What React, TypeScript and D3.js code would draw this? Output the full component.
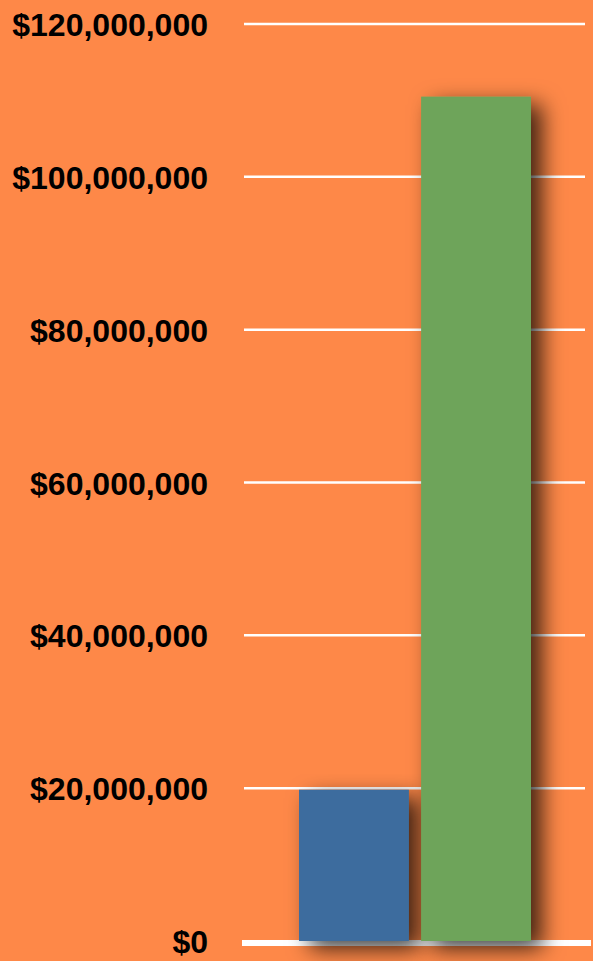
import React from "react";
import * as d3 from "d3";

const categories = ["A", "B"];
const values = [19800000, 110500000];
const barColors = ["#3D6C9E", "#6EA45A"];
const tickValues = [0, 20000000, 40000000, 60000000, 80000000, 100000000, 120000000];

const W = 593;
const H = 961;

export default function App() {
  const y = d3.scaleLinear().domain([0, 120000000]).range([941, 24]);
  const x = d3.scaleBand<string>().domain(categories).range([299, 531]).paddingInner(0.1).paddingOuter(0);
  const fmt = (v: number) => "$" + d3.format(",")(v);

  return (
    <svg
      width={W}
      height={H}
      style={{ position: "absolute", left: 0, top: 0, display: "block" }}
    >
      <defs>
        <filter id="shadow" x="-60%" y="-10%" width="220%" height="130%">
          <feDropShadow dx="11" dy="8" stdDeviation="11" floodColor="#000" floodOpacity="0.75" />
        </filter>
      </defs>
      <rect x={0} y={0} width={W} height={H} fill="#FE8848" />
      {tickValues.filter((t) => t > 0).map((t) => (
        <line key={t} x1={244} x2={585} y1={y(t)} y2={y(t)} stroke="#FFFFFF" strokeWidth={2.5} />
      ))}
      <rect x={242} y={y(0) - 1} width={349} height={6} fill="#FFFFFF" />
      {tickValues.map((t) => (
        <text
          key={"l" + t}
          x={208}
          y={y(t) + 12}
          textAnchor="end"
          fontFamily="'Liberation Sans', Arial, Helvetica, sans-serif"
          fontWeight="bold"
          fontSize={32}
          fill="#000"
        >
          {fmt(t)}
        </text>
      ))}
      {categories.map((c, i) => (
        <rect
          key={c}
          x={x(c)}
          y={y(values[i])}
          width={x.bandwidth()}
          height={y(0) - y(values[i])}
          fill={barColors[i]}
          filter="url(#shadow)"
        />
      ))}
    </svg>
  );
}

====

■ **WHAT THIS TASK INVOLVES**: Repeat the data exactly, without the pictures.

■ **RESPONSE**:
What React, TypeScript and D3.js code would draw this? Output the full component.
import React from "react";
import * as d3 from "d3";

const categories = ["A", "B"];
const values = [19800000, 110500000];
const barColors = ["#3D6C9E", "#6EA45A"];
const tickValues = [0, 20000000, 40000000, 60000000, 80000000, 100000000, 120000000];

const W = 593;
const H = 961;

export default function App() {
  const y = d3.scaleLinear().domain([0, 120000000]).range([941, 24]);
  const x = d3.scaleBand<string>().domain(categories).range([299, 531]).paddingInner(0.1).paddingOuter(0);
  const fmt = (v: number) => "$" + d3.format(",")(v);

  return (
    <svg
      width={W}
      height={H}
      style={{ position: "absolute", left: 0, top: 0, display: "block" }}
    >
      <defs>
        <filter id="shadow" x="-60%" y="-10%" width="220%" height="130%">
          <feDropShadow dx="11" dy="8" stdDeviation="11" floodColor="#000" floodOpacity="0.75" />
        </filter>
      </defs>
      <rect x={0} y={0} width={W} height={H} fill="#FE8848" />
      {tickValues.filter((t) => t > 0).map((t) => (
        <line key={t} x1={244} x2={585} y1={y(t)} y2={y(t)} stroke="#FFFFFF" strokeWidth={2.5} />
      ))}
      <rect x={242} y={y(0) - 1} width={349} height={6} fill="#FFFFFF" />
      {tickValues.map((t) => (
        <text
          key={"l" + t}
          x={208}
          y={y(t) + 12}
          textAnchor="end"
          fontFamily="'Liberation Sans', Arial, Helvetica, sans-serif"
          fontWeight="bold"
          fontSize={32}
          fill="#000"
        >
          {fmt(t)}
        </text>
      ))}
      {categories.map((c, i) => (
        <rect
          key={c}
          x={x(c)}
          y={y(values[i])}
          width={x.bandwidth()}
          height={y(0) - y(values[i])}
          fill={barColors[i]}
          filter="url(#shadow)"
        />
      ))}
    </svg>
  );
}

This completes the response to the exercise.